Texas Attorney General Ken Paxton had been the only Republican among the state attorneys general who had argued that the deal to combine the No. 3 and No. 4 wireless carriers would lead to higher prices and filed a lawsuit to stop it.

Also on Monday, Nevada said it would withdraw from the lawsuit in exchange for early deployment of the next generation of wireless in the state, creation of 450 jobs for six years and a $30 million donation to be distributed by Nevada Attorney General Aaron Ford and aimed at helping women and minorities, Ford’s office said.

Shares of Sprint rose 3.6 percent after the news.

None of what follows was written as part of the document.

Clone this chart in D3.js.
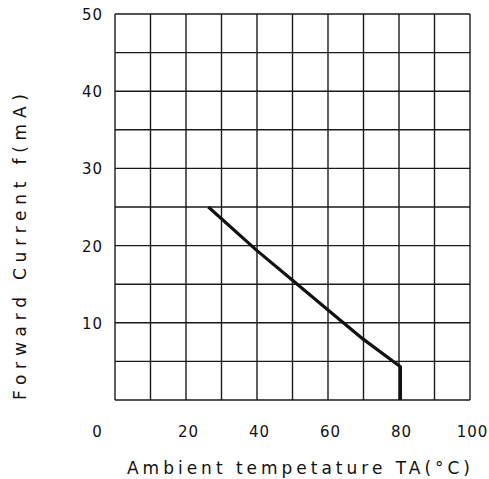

T-Mobile shares edged lower.

Without Texas and Nevada, 13 Democratic state attorneys general and the District of Columbia will take up the case. But Erik Gordon, who teaches at the University of Michigan Ross School of Business, said the remaining states were “formidable.”

“If all that was left was Rhode Island and Wyoming, they’d be giggling at T-Mobile. Nobody underestimates New York and California,” he said.

A trial is set to begin on Dec. 9 in Manhattan federal court.

In a statement issued on Monday, Paxton’s office said the agreement precludes the companies from raising prices for Texans for five years and commits the merged company to 5G network throughout Texas, including rural areas, during the next six years.

New York Attorney General Letitia James, who co-leads the lawsuit with California, said the deals that Texas and Nevada struck do not resolve antitrust concern about the proposed deal.

“The mega merger of T-Mobile and Sprint will reduce competition in the mobile marketplace,” she said in a statement. “There is no doubt that this merger remains bad for consumers, bad for workers, and bad for innovation, which is why we remain committed to litigating this matter.”

An adviser to California Attorney General Xavier Becerra said that the “coalition of states remains strong.”

The U.S. Justice Department and the Federal Communications Commission signed off on the merger after the companies agreed to divest Sprint's prepaid businesses, including Boost Mobile, to satellite television company Dish Network Corp DISH.O, and provide it with access to 20,000 cell sites and hundreds of retail locations. That deal is worth about $5 billion.